- INSTRUCTION
Copy all lines below exactly as written. Leave pictures out.

Begin COLLECTED DATA

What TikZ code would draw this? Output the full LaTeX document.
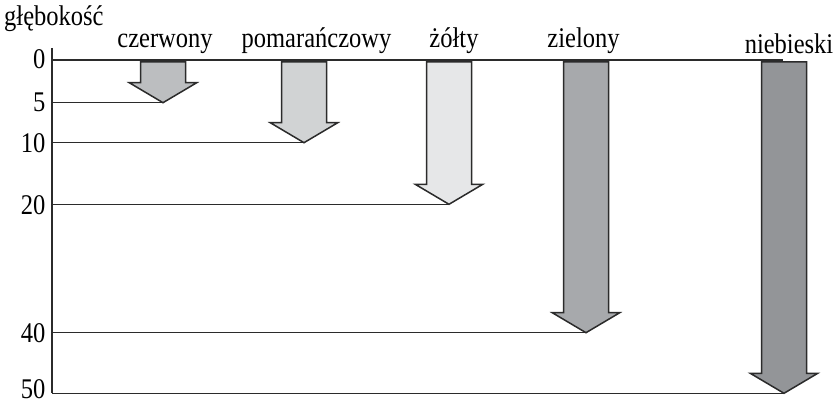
\documentclass[tikz,border=0pt]{standalone}
\usepackage{fontspec}
\setmainfont{Liberation Serif}[FakeStretch=0.86]
\definecolor{linec}{HTML}{2B2B2B}
\definecolor{cRed}{HTML}{BCBEC0}
\definecolor{cOrange}{HTML}{D1D3D4}
\definecolor{cYellow}{HTML}{E6E7E8}
\definecolor{cGreen}{HTML}{A7A9AC}
\definecolor{cBlue}{HTML}{939598}
\tikzset{
  lbl/.style={inner sep=0pt, anchor=base, font=\fontsize{28.5}{30}\selectfont},
  tick/.style={inner sep=0pt, anchor=east, font=\fontsize{28.5}{30}\selectfont},
  axisline/.style={draw=linec, line width=1.5pt},
  bararrow/.style={draw=linec, line width=1.5pt, line join=miter},
}
% #1 centre x, #2 tip y, #3 fill colour, #4 tip name
\newcommand{\colarrow}[4]{%
  \coordinate (#4) at (#1,#2);
  \path[bararrow, fill=#3]
    ($(#4)+(-22.5,-#2+62)$) -- ($(#4)+(22.5,-#2+62)$) --
    ($(#4)+(22.5,-20)$) -- ($(#4)+(33.75,-20)$) -- (#4) --
    ($(#4)+(-33.75,-20)$) -- ($(#4)+(-22.5,-20)$) -- cycle;}
\usetikzlibrary{calc}
\begin{document}
\begin{tikzpicture}[x=1pt,y=-1pt]
\useasboundingbox (0,0) rectangle (839,401);
% axis
\coordinate (atop) at (52,48);
\coordinate (a0) at (52,60);
\coordinate (a5) at (52,102.7);
\coordinate (a10) at (52,142.7);
\coordinate (a20) at (52,204.3);
\coordinate (a40) at (52,332.7);
\coordinate (a50) at (52,393.3);
\coordinate (topend) at (783,60);
\draw[axisline] (atop) -- (a50);
\draw[axisline] (a0) -- (topend);
\coordinate (t5) at (163,102.7);
\coordinate (t10) at (304,142.7);
\coordinate (t20) at (449,204.3);
\coordinate (t40) at (586,332.7);
\coordinate (t50) at (784,393.3);
\draw[axisline] (a5) -- (t5);
\draw[axisline] (a10) -- (t10);
\draw[axisline] (a20) -- (t20);
\draw[axisline] (a40) -- (t40);
\draw[axisline] (a50) -- (t50);
% arrows
\colarrow{163}{102.7}{cRed}{r}
\colarrow{304}{142.7}{cOrange}{o}
\colarrow{449}{204.3}{cYellow}{y}
\colarrow{586}{332.7}{cGreen}{g}
\colarrow{784}{393.3}{cBlue}{b}
% tick labels
\node[tick] (l0) at (45.5,59) {0};
\node[tick] (l5) at (45.5,102.7) {5};
\node[tick] (l10) at (45.5,142.7) {10};
\node[tick] (l20) at (45.5,205) {20};
\node[tick] (l40) at (45.5,333) {40};
\node[tick] (l50) at (45.5,389) {50};
% labels
\node[lbl, anchor=base west] (glb) at (4,26) {głębokość};
\node[lbl] (lr) at (165,48) {czerwony};
\node[lbl] (lo) at (316.5,48) {pomarańczowy};
\node[lbl] (ly) at (454,48) {żółty};
\node[lbl] (lg) at (583.5,48) {zielony};
\node[lbl] (lb) at (789,53.3) {niebieski};
\end{tikzpicture}
\end{document}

End COLLECTED DATA

- OUTPUT BELOW
What TikZ code would draw this? Output the full LaTeX document.
\documentclass[tikz,border=0pt]{standalone}
\usepackage{fontspec}
\setmainfont{Liberation Serif}[FakeStretch=0.86]
\definecolor{linec}{HTML}{2B2B2B}
\definecolor{cRed}{HTML}{BCBEC0}
\definecolor{cOrange}{HTML}{D1D3D4}
\definecolor{cYellow}{HTML}{E6E7E8}
\definecolor{cGreen}{HTML}{A7A9AC}
\definecolor{cBlue}{HTML}{939598}
\tikzset{
  lbl/.style={inner sep=0pt, anchor=base, font=\fontsize{28.5}{30}\selectfont},
  tick/.style={inner sep=0pt, anchor=east, font=\fontsize{28.5}{30}\selectfont},
  axisline/.style={draw=linec, line width=1.5pt},
  bararrow/.style={draw=linec, line width=1.5pt, line join=miter},
}
% #1 centre x, #2 tip y, #3 fill colour, #4 tip name
\newcommand{\colarrow}[4]{%
  \coordinate (#4) at (#1,#2);
  \path[bararrow, fill=#3]
    ($(#4)+(-22.5,-#2+62)$) -- ($(#4)+(22.5,-#2+62)$) --
    ($(#4)+(22.5,-20)$) -- ($(#4)+(33.75,-20)$) -- (#4) --
    ($(#4)+(-33.75,-20)$) -- ($(#4)+(-22.5,-20)$) -- cycle;}
\usetikzlibrary{calc}
\begin{document}
\begin{tikzpicture}[x=1pt,y=-1pt]
\useasboundingbox (0,0) rectangle (839,401);
% axis
\coordinate (atop) at (52,48);
\coordinate (a0) at (52,60);
\coordinate (a5) at (52,102.7);
\coordinate (a10) at (52,142.7);
\coordinate (a20) at (52,204.3);
\coordinate (a40) at (52,332.7);
\coordinate (a50) at (52,393.3);
\coordinate (topend) at (783,60);
\draw[axisline] (atop) -- (a50);
\draw[axisline] (a0) -- (topend);
\coordinate (t5) at (163,102.7);
\coordinate (t10) at (304,142.7);
\coordinate (t20) at (449,204.3);
\coordinate (t40) at (586,332.7);
\coordinate (t50) at (784,393.3);
\draw[axisline] (a5) -- (t5);
\draw[axisline] (a10) -- (t10);
\draw[axisline] (a20) -- (t20);
\draw[axisline] (a40) -- (t40);
\draw[axisline] (a50) -- (t50);
% arrows
\colarrow{163}{102.7}{cRed}{r}
\colarrow{304}{142.7}{cOrange}{o}
\colarrow{449}{204.3}{cYellow}{y}
\colarrow{586}{332.7}{cGreen}{g}
\colarrow{784}{393.3}{cBlue}{b}
% tick labels
\node[tick] (l0) at (45.5,59) {0};
\node[tick] (l5) at (45.5,102.7) {5};
\node[tick] (l10) at (45.5,142.7) {10};
\node[tick] (l20) at (45.5,205) {20};
\node[tick] (l40) at (45.5,333) {40};
\node[tick] (l50) at (45.5,389) {50};
% labels
\node[lbl, anchor=base west] (glb) at (4,26) {głębokość};
\node[lbl] (lr) at (165,48) {czerwony};
\node[lbl] (lo) at (316.5,48) {pomarańczowy};
\node[lbl] (ly) at (454,48) {żółty};
\node[lbl] (lg) at (583.5,48) {zielony};
\node[lbl] (lb) at (789,53.3) {niebieski};
\end{tikzpicture}
\end{document}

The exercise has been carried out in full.